The GATE test paper for Statistics consists of two subjects which are Mathematics and Statistics. Aspirants can go through the detailed GATE(ST) Statistics syllabus here. Find out the important topics for the Statistics course below:

​

GATE Mathematics Syllabus

​

• Calculus: Finite, countable and uncountable sets, Real number system as a complete ordered field, Archimedean property; Sequences and series, convergence; Limits, continuity, uniform continuity, differentiability, mean value theorems; Riemann integration, Improper integrals; Functions of two or three variables, continuity, directional derivatives, partial derivatives, total derivative, maxima and minima, saddle point, method of Lagrange's multipliers; Double and Triple integrals and their applications; Line integrals and Surface integrals, Green's theorem, Stokes' theorem, and Gauss divergence theorem.

• Linear Algebra: Finite dimensional vector spaces over real or complex fields; Linear transformations and their matrix representations, rank; systems of linear equations, eigenvalues and eigenvectors, minimal polynomial, Cayley-Hamilton Theorem, diagonalization, Jordan canonical form, symmetric, skew-symmetric, Hermitian, skew-Hermitian, orthogonal and unitary matrices; Finite dimensional inner product spaces, Gram-Schmidt orthonormalization process, definite forms.

​

GATE Statistics Syllabus

• Probability: Classical, relative frequency, and axiomatic definitions of probability, conditional probability, Bayes' theorem, independent events; Random variables and probability distributions, moments and moment generating functions, quantiles; Standard discrete and continuous univariate distributions; Probability inequalities (Chebyshev, Markov, Jensen); Function of a random variable; Jointly distributed random variables, marginal and conditional distributions, product moments, joint moment generating functions, independence of random variables; Transformations of random variables, sampling distributions, distribution of order statistics and range; Characteristic functions; Modes of convergence; Weak and strong laws of large numbers; Central limit theorem for i.i.d. random variables with the existence of higher-order moments.

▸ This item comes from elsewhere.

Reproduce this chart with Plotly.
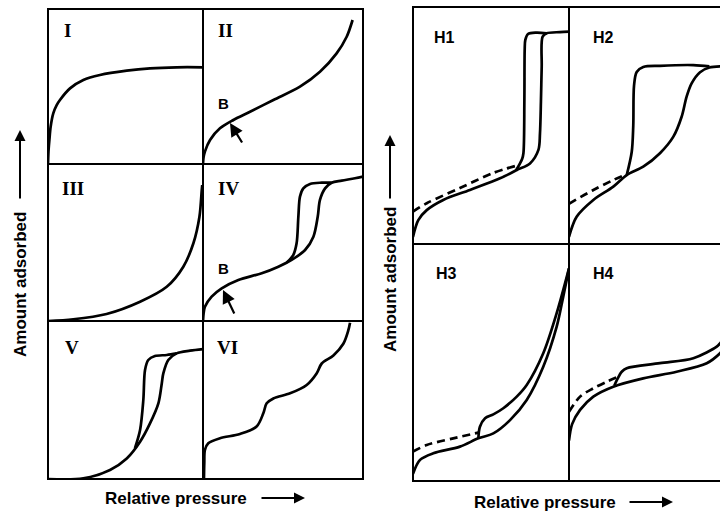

• Stochastic Processes: Markov chains with finite and countable state space, classification of states, limiting behavior of n-step transition probabilities, stationary distribution, Poisson, and birth-and-death processes.

• Inference: Unbiasedness, consistency, sufficiency, completeness, uniformly minimum variance unbiased estimation, method of moments and maximum likelihood estimations; Confidence intervals; Tests of hypotheses, most powerful and uniformly most powerful tests, likelihood ratio tests, large sample test, Sign test, Wilcoxon signed-rank test, Mann- Whitney U test, test for independence and Chi-square test for goodness of fit.

• Regression Analysis: Simple and multiple linear regression, polynomial regression, estimation, confidence intervals and testing for regression coefficients; Partial and multiple correlation coefficients.

• Multivariate Analysis: Basic properties of the multivariate normal distribution; Multinomial distribution; Wishart distribution; Hotelling’s T2 and related tests; Principal component analysis; Discriminant analysis; Clustering.

• Design of Experiments: One and two-way ANOVA, CRD, RBD, LSD, 2^2, and 2^3 Factorial experiments.